What the exercise asks:
Here is the task for the listing below: output exactly the lines from the one containing "Rebuild this chart" through the one containing "const yLabel = 'Charpy", and leave out the pictures.

Raw records:

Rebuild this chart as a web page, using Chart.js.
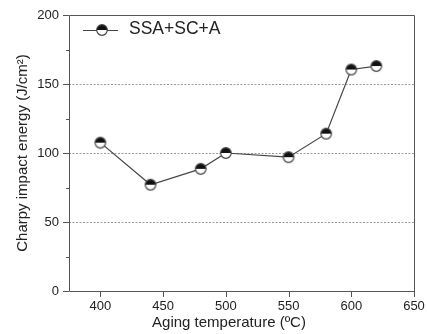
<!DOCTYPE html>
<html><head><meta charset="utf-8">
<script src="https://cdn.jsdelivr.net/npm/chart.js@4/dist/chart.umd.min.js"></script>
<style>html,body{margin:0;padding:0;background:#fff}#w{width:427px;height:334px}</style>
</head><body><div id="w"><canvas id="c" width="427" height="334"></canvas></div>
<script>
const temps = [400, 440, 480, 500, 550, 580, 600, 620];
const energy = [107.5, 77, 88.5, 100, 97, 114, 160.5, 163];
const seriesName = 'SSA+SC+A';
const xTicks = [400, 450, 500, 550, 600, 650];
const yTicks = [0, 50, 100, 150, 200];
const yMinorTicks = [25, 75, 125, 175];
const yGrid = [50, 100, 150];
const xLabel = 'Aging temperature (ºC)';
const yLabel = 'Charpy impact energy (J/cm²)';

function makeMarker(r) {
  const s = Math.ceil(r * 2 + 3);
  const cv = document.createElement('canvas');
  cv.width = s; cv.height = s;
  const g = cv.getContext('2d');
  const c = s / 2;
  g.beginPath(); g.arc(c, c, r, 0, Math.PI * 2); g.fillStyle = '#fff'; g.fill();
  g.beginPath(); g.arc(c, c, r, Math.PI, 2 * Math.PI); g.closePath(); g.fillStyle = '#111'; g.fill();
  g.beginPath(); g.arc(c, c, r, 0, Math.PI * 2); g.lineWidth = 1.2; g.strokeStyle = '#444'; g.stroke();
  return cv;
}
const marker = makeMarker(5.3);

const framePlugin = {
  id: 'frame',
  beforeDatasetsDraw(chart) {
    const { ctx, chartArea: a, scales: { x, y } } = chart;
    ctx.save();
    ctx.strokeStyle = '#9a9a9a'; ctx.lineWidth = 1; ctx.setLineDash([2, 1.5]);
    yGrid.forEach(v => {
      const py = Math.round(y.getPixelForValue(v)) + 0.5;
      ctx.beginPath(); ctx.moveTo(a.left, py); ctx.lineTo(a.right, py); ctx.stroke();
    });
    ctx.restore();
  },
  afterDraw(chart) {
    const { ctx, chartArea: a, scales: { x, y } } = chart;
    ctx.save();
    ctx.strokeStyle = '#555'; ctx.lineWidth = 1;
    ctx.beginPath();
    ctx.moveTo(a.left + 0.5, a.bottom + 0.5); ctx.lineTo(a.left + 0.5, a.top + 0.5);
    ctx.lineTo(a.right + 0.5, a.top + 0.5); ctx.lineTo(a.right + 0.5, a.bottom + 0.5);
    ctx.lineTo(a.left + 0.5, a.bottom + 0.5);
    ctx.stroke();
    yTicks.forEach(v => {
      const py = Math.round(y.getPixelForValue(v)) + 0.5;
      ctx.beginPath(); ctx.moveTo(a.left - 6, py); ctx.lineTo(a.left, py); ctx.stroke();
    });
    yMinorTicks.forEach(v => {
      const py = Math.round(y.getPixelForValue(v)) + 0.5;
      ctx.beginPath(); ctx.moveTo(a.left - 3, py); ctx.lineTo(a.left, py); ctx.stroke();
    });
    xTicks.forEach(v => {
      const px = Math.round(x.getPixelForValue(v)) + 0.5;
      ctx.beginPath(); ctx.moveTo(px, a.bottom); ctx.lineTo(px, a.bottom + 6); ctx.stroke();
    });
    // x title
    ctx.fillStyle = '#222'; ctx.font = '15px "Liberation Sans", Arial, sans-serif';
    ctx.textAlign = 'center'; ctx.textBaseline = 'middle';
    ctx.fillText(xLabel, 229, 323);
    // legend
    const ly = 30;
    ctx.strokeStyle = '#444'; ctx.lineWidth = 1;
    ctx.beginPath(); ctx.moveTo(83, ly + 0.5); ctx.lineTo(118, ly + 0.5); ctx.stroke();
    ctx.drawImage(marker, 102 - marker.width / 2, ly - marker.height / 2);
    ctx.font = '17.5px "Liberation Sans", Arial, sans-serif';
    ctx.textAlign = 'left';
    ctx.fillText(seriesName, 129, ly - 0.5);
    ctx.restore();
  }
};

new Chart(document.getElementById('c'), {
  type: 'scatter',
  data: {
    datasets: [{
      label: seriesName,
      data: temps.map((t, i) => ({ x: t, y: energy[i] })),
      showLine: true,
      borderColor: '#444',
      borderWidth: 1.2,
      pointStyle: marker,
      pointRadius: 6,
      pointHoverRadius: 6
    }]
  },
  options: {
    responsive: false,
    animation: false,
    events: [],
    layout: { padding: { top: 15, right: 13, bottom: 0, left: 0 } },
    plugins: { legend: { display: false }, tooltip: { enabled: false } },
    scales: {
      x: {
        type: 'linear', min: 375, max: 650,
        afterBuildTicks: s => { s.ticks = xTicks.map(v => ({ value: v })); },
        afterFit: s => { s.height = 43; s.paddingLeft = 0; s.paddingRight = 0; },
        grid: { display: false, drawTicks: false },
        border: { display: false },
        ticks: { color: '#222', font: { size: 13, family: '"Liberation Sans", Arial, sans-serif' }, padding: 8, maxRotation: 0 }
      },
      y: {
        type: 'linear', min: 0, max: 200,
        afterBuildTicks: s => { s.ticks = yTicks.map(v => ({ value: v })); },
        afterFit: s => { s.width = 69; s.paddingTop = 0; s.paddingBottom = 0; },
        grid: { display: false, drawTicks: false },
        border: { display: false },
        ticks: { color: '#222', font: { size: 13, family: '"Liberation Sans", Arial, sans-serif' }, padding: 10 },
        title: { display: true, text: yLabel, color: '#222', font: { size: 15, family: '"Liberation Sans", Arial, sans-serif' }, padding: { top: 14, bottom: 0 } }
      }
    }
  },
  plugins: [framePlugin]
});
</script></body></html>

---

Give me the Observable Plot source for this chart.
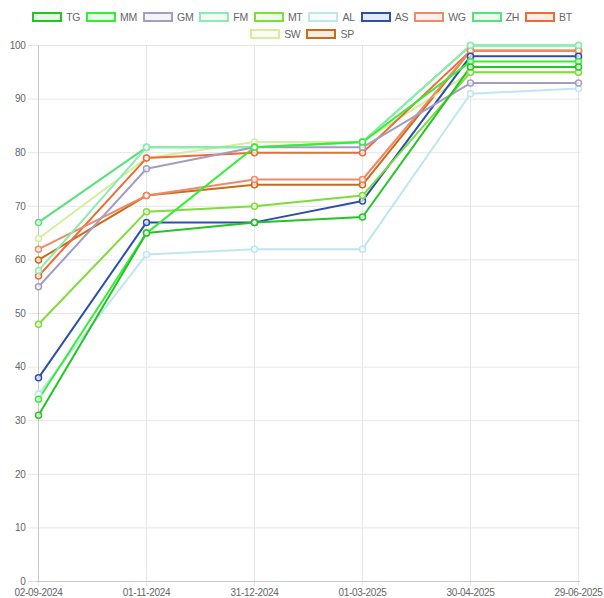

Reply:
Rebuild this chart as a web page, using Chart.js.
<!DOCTYPE html>
<html><head><meta charset="utf-8">
<script src="https://cdn.jsdelivr.net/npm/chart.js@4/dist/chart.umd.min.js"></script>
<style>html,body{margin:0;padding:0;background:#fff}#w{width:427px;height:334px}</style>
</head><body><div id="w"><canvas id="c" width="427" height="334"></canvas></div>
<script>
const temps = [400, 440, 480, 500, 550, 580, 600, 620];
const energy = [107.5, 77, 88.5, 100, 97, 114, 160.5, 163];
const seriesName = 'SSA+SC+A';
const xTicks = [400, 450, 500, 550, 600, 650];
const yTicks = [0, 50, 100, 150, 200];
const yMinorTicks = [25, 75, 125, 175];
const yGrid = [50, 100, 150];
const xLabel = 'Aging temperature (ºC)';
const yLabel = 'Charpy impact energy (J/cm²)';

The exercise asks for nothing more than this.